Number::Fraction

James Laver james.laver at gmail.com
Mon May 6 15:34:53 BST 2013


On 6 May 2013, at 13:57, "Th. J. van Hoesel" <th.j.v.hoesel at gmail.com> wrote:
> 
> What if people figured out that the method did accept 3 or more arguments (why and how.. because they dug into the code ?). It would make no sensense at all to call the method Number::Fraction->new( 1, 4, 6, 7, 2), but it would produce by some magic allowance that it should return a Number::Fraction object.

Okay, well first of all any constructor is going to take an arbitrary number of arguments. That's how argument passing in perl works. If they read the code they would see what it does, the only way they would otherwise see it taking more than two arguments is by attempting to pass them. And if they did that, they ought to have been reading the documentation more closely. Otherwise they did and they just decided to see what happens? I don't see that one myself.

> So, now we have some legacy code. And now extending the functionality in a natural understandable manner, might cause old programs that did very odd method calls to break.

I think you misunderstand here. How is what you propose a natural understandable manner? Positional parameters are by convention added to the end if you're creating more of them, not the front. See what messes libraries in other languages have gotten into by making that mistake (erlang springs to mind).

Furthermore, if programs are using the module aside from how it's documented, they deserve to be broken. They could have submitted a bug to make something official behaviour, but they didn't. And since we're talking about a simple fraction module here, I don't think we're going to find anyone doing something daft.

> Is my next approach acceptable:
> 
> now:
> a quick patch that will issue a warning the moment the method is being called with 3 or more arguments (only once per application run), letting users know that they did some odd thing, but forgive them and continue.

Nondestructive. I don't think anyone would argue with this.

> next:
> implement a 3-argument methode that will only work properly when the modules is being used as
> use Number::Fraction qw{:mixed}
> still issue a warning

Why don't you just create a new constructor that takes arguments differently? This would seem to be a good way around it. Seems to me you're way overcomplicating things. It's also a common perl pattern because we're blessed with the ability to have as many constructors as we want.

> next:
> let the module die with unintended 3-plus-argument calls
> use Number::Fraction qw{:mixed}

Again, you're overcomplicating.

> next:
> drop the requirement to use :mixed, make it default
> 
> all in a time frame of one year ?

Why on earth are you overcomplicating this so?

> Someone really need to enlighten me as to why write method implementations like this, that accept arbitrary arguments, rather than locking down the API

It's a dynamic language.

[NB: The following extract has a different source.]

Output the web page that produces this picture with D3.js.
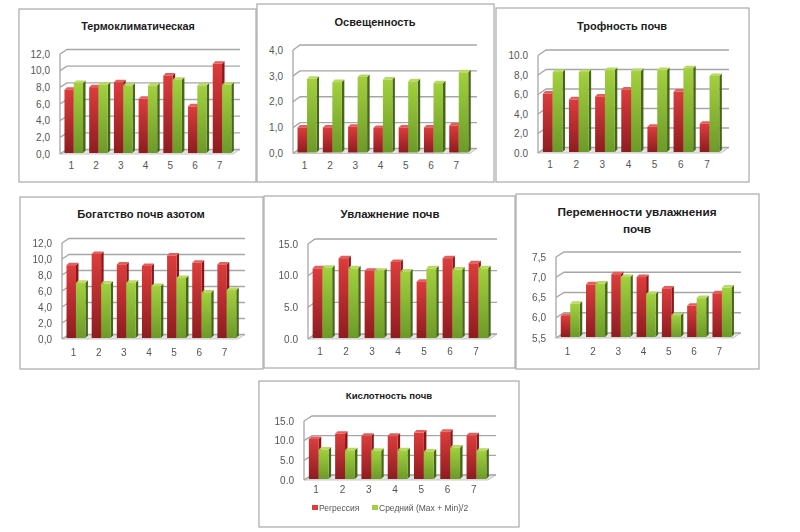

We have documentation on how to do things. And extra arguments are ignored. This is fairly normal. I write a lot of code that does this too and i don't consider it broken. In fact, it's more or less a perl idiom and common to a lot of dynamic languages really (though in the majority of cases they just use named parameters because the language has native support for method signatures).

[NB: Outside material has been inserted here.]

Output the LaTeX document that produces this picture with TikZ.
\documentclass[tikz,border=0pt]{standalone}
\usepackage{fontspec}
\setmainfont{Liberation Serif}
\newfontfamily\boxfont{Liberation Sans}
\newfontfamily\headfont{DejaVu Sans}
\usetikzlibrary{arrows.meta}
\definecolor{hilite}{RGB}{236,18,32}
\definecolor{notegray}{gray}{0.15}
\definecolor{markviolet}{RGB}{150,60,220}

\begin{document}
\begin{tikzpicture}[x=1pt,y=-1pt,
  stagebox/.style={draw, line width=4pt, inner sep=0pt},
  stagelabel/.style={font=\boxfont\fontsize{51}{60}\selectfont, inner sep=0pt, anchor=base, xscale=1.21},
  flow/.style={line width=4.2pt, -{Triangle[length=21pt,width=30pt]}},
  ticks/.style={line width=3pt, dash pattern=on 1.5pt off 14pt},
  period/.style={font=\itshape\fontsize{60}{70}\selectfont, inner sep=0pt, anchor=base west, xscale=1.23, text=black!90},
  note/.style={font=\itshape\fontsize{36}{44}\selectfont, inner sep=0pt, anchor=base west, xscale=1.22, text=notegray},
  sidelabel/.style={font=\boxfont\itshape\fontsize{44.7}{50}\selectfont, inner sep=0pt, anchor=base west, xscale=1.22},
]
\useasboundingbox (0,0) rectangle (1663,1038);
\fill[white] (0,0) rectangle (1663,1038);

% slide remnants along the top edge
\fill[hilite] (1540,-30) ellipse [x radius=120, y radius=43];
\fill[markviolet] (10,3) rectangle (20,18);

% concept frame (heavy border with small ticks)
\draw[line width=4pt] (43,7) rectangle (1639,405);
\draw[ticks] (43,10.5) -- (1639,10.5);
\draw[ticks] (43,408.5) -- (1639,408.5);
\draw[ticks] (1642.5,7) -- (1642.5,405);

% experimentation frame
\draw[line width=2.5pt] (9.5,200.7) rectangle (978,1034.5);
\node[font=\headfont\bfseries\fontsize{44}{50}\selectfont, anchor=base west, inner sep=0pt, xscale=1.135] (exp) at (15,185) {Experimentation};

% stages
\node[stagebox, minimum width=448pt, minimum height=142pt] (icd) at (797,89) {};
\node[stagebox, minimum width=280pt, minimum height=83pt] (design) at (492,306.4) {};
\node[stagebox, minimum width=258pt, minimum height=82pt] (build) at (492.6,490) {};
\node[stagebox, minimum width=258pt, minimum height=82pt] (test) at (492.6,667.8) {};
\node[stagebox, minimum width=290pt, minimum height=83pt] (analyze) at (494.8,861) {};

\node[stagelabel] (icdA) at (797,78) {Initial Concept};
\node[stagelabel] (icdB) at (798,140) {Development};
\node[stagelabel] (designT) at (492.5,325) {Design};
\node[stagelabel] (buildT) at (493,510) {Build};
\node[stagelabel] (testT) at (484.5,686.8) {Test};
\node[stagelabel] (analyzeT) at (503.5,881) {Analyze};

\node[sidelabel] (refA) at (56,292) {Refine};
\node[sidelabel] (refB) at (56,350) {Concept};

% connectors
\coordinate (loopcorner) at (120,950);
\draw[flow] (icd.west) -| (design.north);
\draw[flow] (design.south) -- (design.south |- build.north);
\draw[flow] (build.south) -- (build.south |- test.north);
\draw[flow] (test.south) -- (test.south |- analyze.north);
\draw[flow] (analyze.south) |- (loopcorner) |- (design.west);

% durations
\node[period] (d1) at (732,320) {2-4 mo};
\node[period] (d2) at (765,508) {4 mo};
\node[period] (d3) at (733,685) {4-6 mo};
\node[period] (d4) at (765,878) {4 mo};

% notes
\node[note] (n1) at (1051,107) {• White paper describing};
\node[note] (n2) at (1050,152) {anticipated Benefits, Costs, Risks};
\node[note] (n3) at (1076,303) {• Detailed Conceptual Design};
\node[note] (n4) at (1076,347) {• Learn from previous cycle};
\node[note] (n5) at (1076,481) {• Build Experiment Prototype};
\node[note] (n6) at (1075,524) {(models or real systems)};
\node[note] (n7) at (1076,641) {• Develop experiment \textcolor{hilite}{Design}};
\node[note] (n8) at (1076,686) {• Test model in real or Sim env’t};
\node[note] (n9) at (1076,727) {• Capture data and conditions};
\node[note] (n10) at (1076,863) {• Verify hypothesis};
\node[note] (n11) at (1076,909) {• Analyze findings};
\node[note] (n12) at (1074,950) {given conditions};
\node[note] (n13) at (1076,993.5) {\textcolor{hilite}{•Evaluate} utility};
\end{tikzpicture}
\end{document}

Ask yourself what you're achieving by changing the API like this. I think you've got the potential to break code and I don't think you're doing it for the right reasons. I don't like changing the order of positional parameters when you're adding new ones either because it confuses people.

Furthermore, I don't think what Dave is suggesting about the move to Moose is a daft one, but you'd do well to preserve the API as it currently stands. Perhaps a BUILDARGS method that checks if it's being called according to the old API (i.e. has two args, both of which are numeric) and fills in the keys for you if so? To get the new 'mixed' functionality, you'd just pass in the keys manually and it would do the right thing?